Job: Below are entries. Give back exactly the lines from the one containing "Write a Python" through the one containing "from matplotlib.patches import Rectangle", inclusive, without the pictures.

Exercise material:

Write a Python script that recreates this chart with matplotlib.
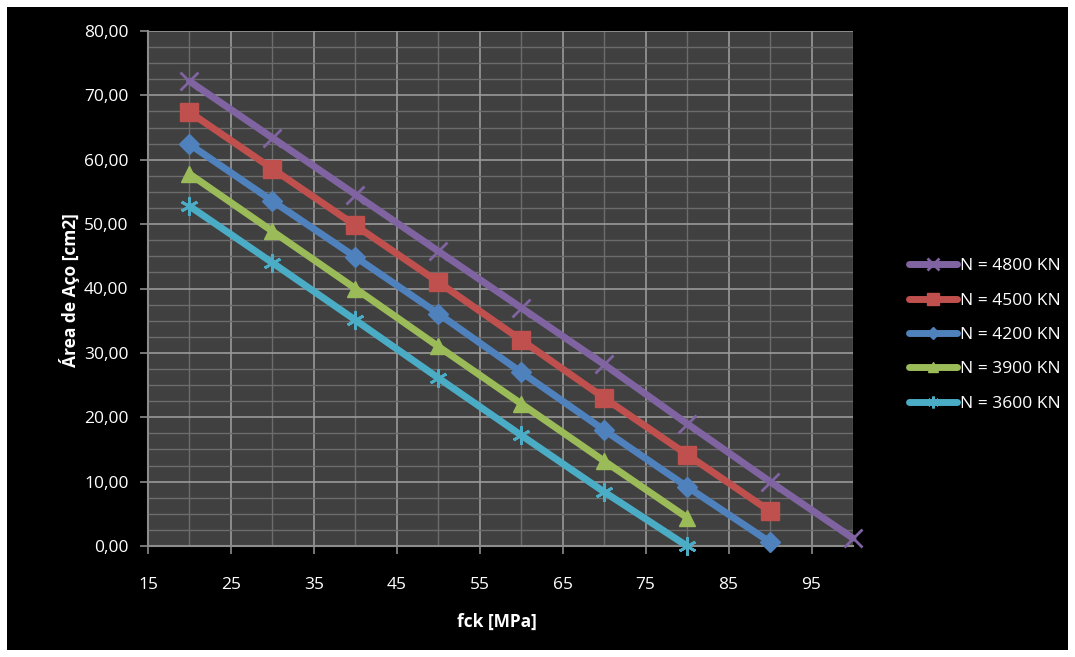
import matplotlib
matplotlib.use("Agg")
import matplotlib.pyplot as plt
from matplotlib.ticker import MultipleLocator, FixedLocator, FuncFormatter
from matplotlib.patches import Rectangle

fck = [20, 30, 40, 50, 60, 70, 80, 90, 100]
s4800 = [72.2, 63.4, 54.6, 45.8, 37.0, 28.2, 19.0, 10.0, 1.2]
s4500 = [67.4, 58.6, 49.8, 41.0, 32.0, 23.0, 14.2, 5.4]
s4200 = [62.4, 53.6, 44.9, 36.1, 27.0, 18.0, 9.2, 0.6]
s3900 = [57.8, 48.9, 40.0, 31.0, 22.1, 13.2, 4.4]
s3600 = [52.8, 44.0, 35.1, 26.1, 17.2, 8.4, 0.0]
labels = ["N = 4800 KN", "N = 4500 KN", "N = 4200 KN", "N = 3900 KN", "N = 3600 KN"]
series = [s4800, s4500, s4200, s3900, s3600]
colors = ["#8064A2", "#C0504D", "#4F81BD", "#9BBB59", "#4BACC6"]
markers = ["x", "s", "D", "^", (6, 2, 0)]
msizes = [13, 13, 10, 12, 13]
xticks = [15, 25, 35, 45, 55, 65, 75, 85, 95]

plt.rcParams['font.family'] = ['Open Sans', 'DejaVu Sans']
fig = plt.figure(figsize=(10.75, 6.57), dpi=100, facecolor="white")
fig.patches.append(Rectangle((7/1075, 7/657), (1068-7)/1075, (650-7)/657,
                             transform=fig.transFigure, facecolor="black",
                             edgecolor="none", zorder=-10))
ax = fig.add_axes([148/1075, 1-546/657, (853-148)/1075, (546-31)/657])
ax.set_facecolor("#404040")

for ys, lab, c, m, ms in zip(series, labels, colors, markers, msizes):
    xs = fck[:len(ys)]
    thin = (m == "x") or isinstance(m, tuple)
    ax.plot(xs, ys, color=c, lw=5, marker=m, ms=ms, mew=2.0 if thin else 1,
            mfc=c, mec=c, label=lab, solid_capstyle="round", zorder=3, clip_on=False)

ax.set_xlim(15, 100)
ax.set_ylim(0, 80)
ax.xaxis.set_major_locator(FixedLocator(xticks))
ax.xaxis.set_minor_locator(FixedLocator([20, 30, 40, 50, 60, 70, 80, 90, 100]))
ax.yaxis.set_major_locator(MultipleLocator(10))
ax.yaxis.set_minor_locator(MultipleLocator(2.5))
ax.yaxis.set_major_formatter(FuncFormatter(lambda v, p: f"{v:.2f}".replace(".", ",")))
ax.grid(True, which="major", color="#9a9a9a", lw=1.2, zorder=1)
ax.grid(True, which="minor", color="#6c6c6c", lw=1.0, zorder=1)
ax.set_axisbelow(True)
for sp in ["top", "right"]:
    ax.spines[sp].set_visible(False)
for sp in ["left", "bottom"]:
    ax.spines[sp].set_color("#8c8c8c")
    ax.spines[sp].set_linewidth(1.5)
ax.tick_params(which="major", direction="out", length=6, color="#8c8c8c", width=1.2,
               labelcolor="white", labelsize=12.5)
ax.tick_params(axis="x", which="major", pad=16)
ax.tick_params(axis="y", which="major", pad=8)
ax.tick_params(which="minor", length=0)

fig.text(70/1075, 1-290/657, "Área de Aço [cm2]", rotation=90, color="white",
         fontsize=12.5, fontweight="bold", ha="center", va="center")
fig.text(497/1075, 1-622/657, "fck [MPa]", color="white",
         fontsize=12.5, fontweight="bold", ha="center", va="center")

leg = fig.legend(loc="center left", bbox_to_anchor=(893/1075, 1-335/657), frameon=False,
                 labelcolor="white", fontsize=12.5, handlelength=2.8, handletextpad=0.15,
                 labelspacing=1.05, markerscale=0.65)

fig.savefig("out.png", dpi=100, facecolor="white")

---

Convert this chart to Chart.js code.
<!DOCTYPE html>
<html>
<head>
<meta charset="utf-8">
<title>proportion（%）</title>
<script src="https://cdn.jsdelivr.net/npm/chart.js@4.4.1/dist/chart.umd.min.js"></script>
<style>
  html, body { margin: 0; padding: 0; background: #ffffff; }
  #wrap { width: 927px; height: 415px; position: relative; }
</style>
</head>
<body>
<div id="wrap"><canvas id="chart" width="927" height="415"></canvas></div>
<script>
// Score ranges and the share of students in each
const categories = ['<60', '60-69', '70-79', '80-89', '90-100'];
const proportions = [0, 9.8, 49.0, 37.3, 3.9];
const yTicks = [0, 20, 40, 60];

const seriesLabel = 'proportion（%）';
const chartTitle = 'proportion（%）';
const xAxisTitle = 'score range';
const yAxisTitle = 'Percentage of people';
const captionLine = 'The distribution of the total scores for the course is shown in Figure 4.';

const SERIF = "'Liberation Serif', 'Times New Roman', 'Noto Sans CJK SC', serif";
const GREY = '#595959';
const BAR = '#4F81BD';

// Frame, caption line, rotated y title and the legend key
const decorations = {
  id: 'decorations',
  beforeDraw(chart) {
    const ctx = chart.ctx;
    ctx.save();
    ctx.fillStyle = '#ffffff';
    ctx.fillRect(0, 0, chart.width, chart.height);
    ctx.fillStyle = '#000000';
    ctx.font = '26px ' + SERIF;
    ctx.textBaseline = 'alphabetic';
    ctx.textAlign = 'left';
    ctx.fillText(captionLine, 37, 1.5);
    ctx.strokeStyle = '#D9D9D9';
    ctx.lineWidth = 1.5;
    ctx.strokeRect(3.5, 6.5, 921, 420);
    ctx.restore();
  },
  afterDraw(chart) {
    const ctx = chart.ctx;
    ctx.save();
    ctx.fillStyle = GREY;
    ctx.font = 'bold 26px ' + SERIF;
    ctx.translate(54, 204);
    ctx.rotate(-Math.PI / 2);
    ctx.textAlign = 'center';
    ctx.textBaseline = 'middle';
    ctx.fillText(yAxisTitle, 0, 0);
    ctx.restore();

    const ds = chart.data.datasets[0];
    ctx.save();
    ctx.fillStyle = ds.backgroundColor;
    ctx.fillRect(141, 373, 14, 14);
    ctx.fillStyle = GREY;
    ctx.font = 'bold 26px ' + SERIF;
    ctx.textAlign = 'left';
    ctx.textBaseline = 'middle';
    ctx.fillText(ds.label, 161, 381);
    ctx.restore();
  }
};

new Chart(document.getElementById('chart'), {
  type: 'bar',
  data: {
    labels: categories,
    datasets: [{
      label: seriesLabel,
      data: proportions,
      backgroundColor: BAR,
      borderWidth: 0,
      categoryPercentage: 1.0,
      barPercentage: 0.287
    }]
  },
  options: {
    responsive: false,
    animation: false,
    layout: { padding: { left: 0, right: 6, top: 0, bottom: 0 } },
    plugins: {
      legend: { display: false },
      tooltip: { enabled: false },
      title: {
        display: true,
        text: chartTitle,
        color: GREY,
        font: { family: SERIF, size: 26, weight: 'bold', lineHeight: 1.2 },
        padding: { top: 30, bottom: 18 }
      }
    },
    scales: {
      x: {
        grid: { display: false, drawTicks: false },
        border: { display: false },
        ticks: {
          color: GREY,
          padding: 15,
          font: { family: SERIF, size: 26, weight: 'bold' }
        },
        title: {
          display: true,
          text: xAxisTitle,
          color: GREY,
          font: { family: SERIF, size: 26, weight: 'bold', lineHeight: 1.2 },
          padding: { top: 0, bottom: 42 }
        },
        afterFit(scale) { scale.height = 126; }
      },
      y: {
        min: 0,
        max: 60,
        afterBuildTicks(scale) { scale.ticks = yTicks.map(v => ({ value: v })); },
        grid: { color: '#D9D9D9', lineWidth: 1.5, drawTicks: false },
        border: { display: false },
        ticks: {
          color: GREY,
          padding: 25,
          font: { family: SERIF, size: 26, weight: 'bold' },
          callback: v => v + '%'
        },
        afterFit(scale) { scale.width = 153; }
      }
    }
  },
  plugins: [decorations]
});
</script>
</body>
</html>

Solution to this exercise:
Write a Python script that recreates this chart with matplotlib.
import matplotlib
matplotlib.use("Agg")
import matplotlib.pyplot as plt
from matplotlib.ticker import MultipleLocator, FixedLocator, FuncFormatter
from matplotlib.patches import Rectangle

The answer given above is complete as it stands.